The defence rationale is straightforward. Modern fighter jets and military transport aircraft operate with electromagnetic systems of increasing sophistication, generating heat loads that existing thermal interface materials cannot reliably manage. The Navy contract represents validation of CPS Technologies' materials science and Manufacturing reproducibility, but it also signals broader appetite within the Department of Defence for advanced thermal solutions.

Tracking future DoD contract database awards will prove essential for investors seeking early signals of expanded demand beyond this initial engagement.

The Electrification Accelerant: EV Power Electronics

The second, arguably more expansive, growth vector stems from electric vehicle adoption and the resulting surge in inverter and onboard charger design cycles. As OEMs push charging speeds higher and power densities upward, silicon carbide semiconductors and gallium nitride power switches generate thermal profiles that legacy thermal interface materials cannot accommodate. Metal matrix composites offer precisely the combination of properties required: high thermal conductivity to move heat away from silicon junctions, matched coefficient of thermal expansion to prevent mechanical fatigue, and mechanical rigidity to withstand vibration and thermal cycling over vehicle lifetimes.

Industry participants describe thermal management as the second-order constraint most likely to limit EV performance trajectories in the next technological cycle. CPS Technologies' design win announcements in the EV sector remain limited in public disclosure, yet several OEM programmes are reportedly in advanced qualification phases. The addressable market here dwarfs aerospace.

With EV production accelerating globally and each vehicle now requiring multiple thermal interface components where conventional solutions previously sufficed, the long-term opportunity rivals the entire existing defence thermal management market.
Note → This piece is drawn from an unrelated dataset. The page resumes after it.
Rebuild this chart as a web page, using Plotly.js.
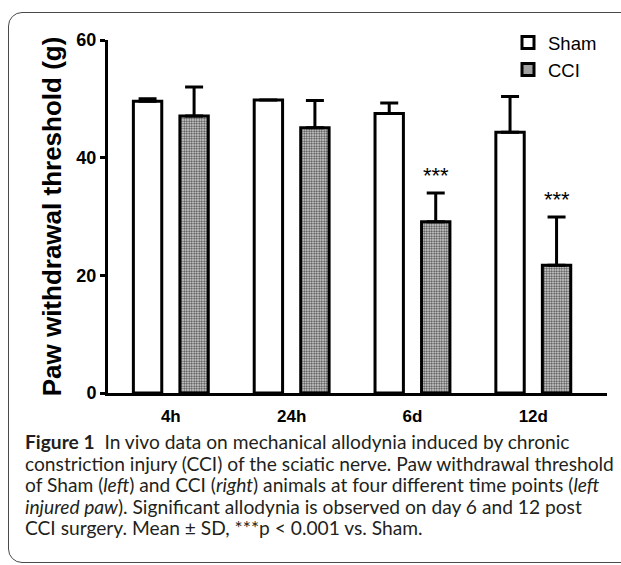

Market Dynamics and the Structural Shift

The global metal matrix composite market itself reflects this structural transition. Market sizing data indicates the sector expanded from approximately $460.9m in 2024 and is forecast to reach $811.5m by 2033, representing a compound annual growth trajectory buttressed by aerospace and automotive demand in near-equal measure. This expansion does not reflect price Inflation; rather, it reveals genuine unit Volume growth and material displacement, where composites are replacing traditional ceramics, monolithic metals, and legacy thermal interface solutions.

CPS Technologies operates in a fragmented competitive landscape alongside larger defence contractors and emerging materials specialists, yet its focused portfolio and existing relationships position it advantageously for sustained content growth. The company's ability to win consecutive design cycles across both defence and commercial electrification will determine whether this moment represents a cyclical uptick or a structural rerating of its addressable market.

Tracking the Next Catalysts

For investors, three data streams Warrant disciplined monitoring. First, DoD contract database awards and follow-on contract values will signal whether the Navy engagement catalyses broader departmental spending on advanced thermal solutions. Second, Boeing and Airbus production rate guidance and quarterly delivery figures offer leading indicators of avionics thermal component demand.

Third, EV OEM design win announcements, though often cryptic in public filings, can be tracked through supply chain disclosures and industry publications tracking platform electrification roadmaps. The convergence of all three vectors simultaneously is historically rare and suggests that 2024 may mark the inflection point at which advanced thermal materials transition from niche specialty into mainstream content across both legacy and emerging platforms.